La inagotable reverencia al genio mozartiano se extiende
hasta nuestros días con constantes reelaboraciones y visitas
a su obra. Arriba: el disco del año 2003 de Alexis Herrera
y Elio Rodríguez junto al trío alemán Klazz Brothers,
donde la música de Mozart se aborda desde una perspectiva
afrocubana. Abajo: en el 2006, el Trip Saxophon Quartet
realizó un enfoque desde el mundo del jazz
en su álbum Mozart in jazz.
Aquel veinticuatro de diciembre de 1784
Fue la fecha elegida por el emperador José II de Habsburgo (1741-1790) para celebrar lo que sería uno de los más célebres duelos musicales de la historia de la música: el «combate» pianístico entre Mozart y el italiano Muzzio Clementi (1752-1832). El encuentro se saldó con la impresión de Mozart de que, sin dudar de la gran capacidad de Clementi, este le resultaba totalmente mecánico y falto de vida. En su autobiografía, el ya aludido Carl von Dittersdorf proporciona su particular impresión del evento a requerimiento del emperador: «La forma de tocar de Clementi es única y simplemente arte. La de Mozart combina arte y gusto». Y sin embargo, aunque la balanza se inclinaba a favor de Mozart, la notabilidad de Clementi fue grande, sobre todo si se le compara con el declive que casi por la misma fecha sacudió la vida de Mozart. ¿Por qué? En buena medida, el italiano simboliza un nuevo profesional de la música que nos pone en camino del siglo xix. Clementi es pedagogo, prácticamente el creador y codificador de la técnica moderna del piano, con sus famosos estudios, entre los que destaca la colección Gradus ad Parnassum, todavía utilizada hoy como referente en la formación técnica de los pianistas. Pero además, Clementi tenía una visión del negocio musical a nivel cosmopolita, con una relación firmemente establecida con editores, constructores de instrumentos y especialmente con una visión moderna e internacional de la actividad concertística. Curiosamente, Mozart, viajero en su infancia y adolescencia, tras tomar las riendas de su propia labor profesional en la Viena de los años ochenta del siglo xviii, concentró principalmente su actividad en dicha ciudad, en una escala puramente ciudadana. Pero quizá también le faltó tiempo. La brevedad de su vida seguramente jugó en su contra. En los últimos compases de su biografía aparecen indicios de lo que podría haber sido un reconocimiento.
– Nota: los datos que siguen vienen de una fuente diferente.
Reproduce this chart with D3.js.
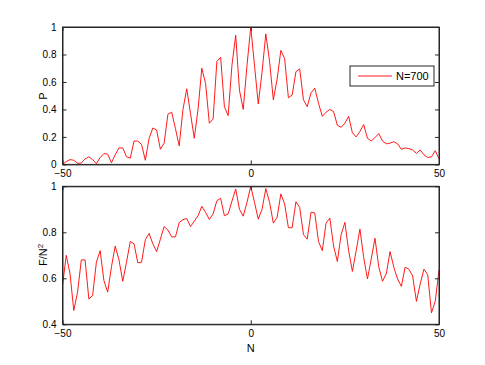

Hacia 1790 le habían llegado invitaciones de Londres por parte del empresario Johann Peter Salomon para hacer un dúo con Haydn, y del director de la ópera para que escribiese para el teatro. Le llegaban ofertas de magnates húngaros y de ciudades como Mannheim, Maguncia o Múnich, donde un germen nacional alemán podría haber visto en Mozart un símbolo frente a décadas de predominio italiano. Pero era pronto. La mito-manía de la historia del siglo xix tenía reservado ese lugar para otro gigante, un gigante a caballo entre dos siglos.